| TASK DIRECTIONS |
Write out the material exactly. Do not include the pictures.
# # #
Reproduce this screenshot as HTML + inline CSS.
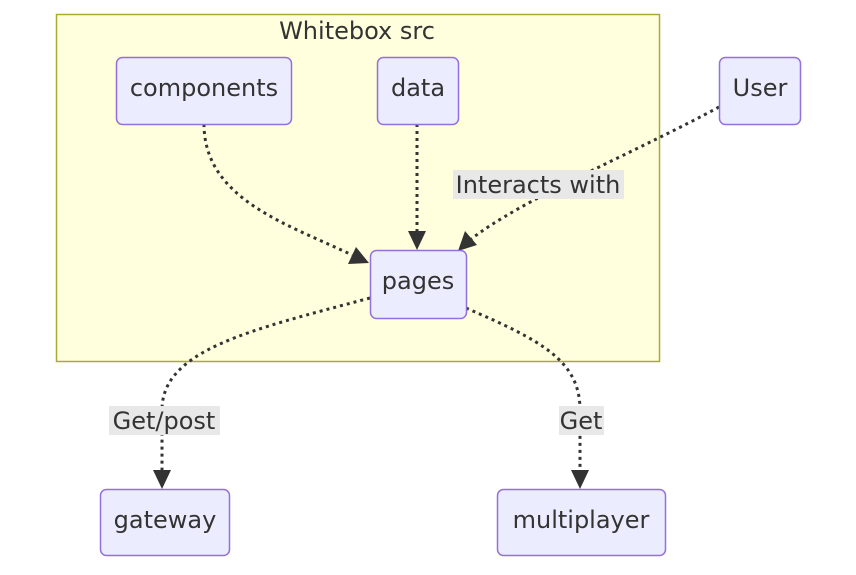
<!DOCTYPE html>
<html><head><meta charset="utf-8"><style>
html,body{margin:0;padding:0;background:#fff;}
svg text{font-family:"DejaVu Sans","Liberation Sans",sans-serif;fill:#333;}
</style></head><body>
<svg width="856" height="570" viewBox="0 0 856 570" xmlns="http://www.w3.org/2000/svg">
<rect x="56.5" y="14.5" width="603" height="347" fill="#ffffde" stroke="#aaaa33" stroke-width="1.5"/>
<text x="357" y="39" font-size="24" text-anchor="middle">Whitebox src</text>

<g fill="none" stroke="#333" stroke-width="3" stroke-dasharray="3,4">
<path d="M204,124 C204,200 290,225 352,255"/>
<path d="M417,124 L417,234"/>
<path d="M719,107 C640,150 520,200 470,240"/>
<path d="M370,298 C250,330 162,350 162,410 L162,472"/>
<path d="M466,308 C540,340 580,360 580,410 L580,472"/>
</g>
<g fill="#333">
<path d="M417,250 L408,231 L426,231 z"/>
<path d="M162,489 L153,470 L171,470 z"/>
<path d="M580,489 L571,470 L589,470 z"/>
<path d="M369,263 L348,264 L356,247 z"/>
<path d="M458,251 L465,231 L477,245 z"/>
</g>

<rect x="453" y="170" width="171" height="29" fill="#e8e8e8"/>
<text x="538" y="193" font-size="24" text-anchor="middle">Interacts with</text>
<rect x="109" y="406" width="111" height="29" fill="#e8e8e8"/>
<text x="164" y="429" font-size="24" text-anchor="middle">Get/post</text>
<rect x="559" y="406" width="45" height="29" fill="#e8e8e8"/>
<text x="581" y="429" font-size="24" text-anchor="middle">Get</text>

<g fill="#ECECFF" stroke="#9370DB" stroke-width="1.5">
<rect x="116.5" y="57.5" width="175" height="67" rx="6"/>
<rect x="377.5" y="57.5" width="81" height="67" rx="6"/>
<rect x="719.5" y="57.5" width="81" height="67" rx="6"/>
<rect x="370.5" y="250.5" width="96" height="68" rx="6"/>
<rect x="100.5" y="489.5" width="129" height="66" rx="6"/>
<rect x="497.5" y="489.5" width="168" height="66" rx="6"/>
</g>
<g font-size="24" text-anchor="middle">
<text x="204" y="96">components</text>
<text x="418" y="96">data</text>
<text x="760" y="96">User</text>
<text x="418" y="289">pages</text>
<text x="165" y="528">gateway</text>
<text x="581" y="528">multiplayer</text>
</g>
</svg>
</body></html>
# # #
| RESULT |
Reproduce this screenshot as HTML + inline CSS.
<!DOCTYPE html>
<html><head><meta charset="utf-8"><style>
html,body{margin:0;padding:0;background:#fff;}
svg text{font-family:"DejaVu Sans","Liberation Sans",sans-serif;fill:#333;}
</style></head><body>
<svg width="856" height="570" viewBox="0 0 856 570" xmlns="http://www.w3.org/2000/svg">
<rect x="56.5" y="14.5" width="603" height="347" fill="#ffffde" stroke="#aaaa33" stroke-width="1.5"/>
<text x="357" y="39" font-size="24" text-anchor="middle">Whitebox src</text>

<g fill="none" stroke="#333" stroke-width="3" stroke-dasharray="3,4">
<path d="M204,124 C204,200 290,225 352,255"/>
<path d="M417,124 L417,234"/>
<path d="M719,107 C640,150 520,200 470,240"/>
<path d="M370,298 C250,330 162,350 162,410 L162,472"/>
<path d="M466,308 C540,340 580,360 580,410 L580,472"/>
</g>
<g fill="#333">
<path d="M417,250 L408,231 L426,231 z"/>
<path d="M162,489 L153,470 L171,470 z"/>
<path d="M580,489 L571,470 L589,470 z"/>
<path d="M369,263 L348,264 L356,247 z"/>
<path d="M458,251 L465,231 L477,245 z"/>
</g>

<rect x="453" y="170" width="171" height="29" fill="#e8e8e8"/>
<text x="538" y="193" font-size="24" text-anchor="middle">Interacts with</text>
<rect x="109" y="406" width="111" height="29" fill="#e8e8e8"/>
<text x="164" y="429" font-size="24" text-anchor="middle">Get/post</text>
<rect x="559" y="406" width="45" height="29" fill="#e8e8e8"/>
<text x="581" y="429" font-size="24" text-anchor="middle">Get</text>

<g fill="#ECECFF" stroke="#9370DB" stroke-width="1.5">
<rect x="116.5" y="57.5" width="175" height="67" rx="6"/>
<rect x="377.5" y="57.5" width="81" height="67" rx="6"/>
<rect x="719.5" y="57.5" width="81" height="67" rx="6"/>
<rect x="370.5" y="250.5" width="96" height="68" rx="6"/>
<rect x="100.5" y="489.5" width="129" height="66" rx="6"/>
<rect x="497.5" y="489.5" width="168" height="66" rx="6"/>
</g>
<g font-size="24" text-anchor="middle">
<text x="204" y="96">components</text>
<text x="418" y="96">data</text>
<text x="760" y="96">User</text>
<text x="418" y="289">pages</text>
<text x="165" y="528">gateway</text>
<text x="581" y="528">multiplayer</text>
</g>
</svg>
</body></html>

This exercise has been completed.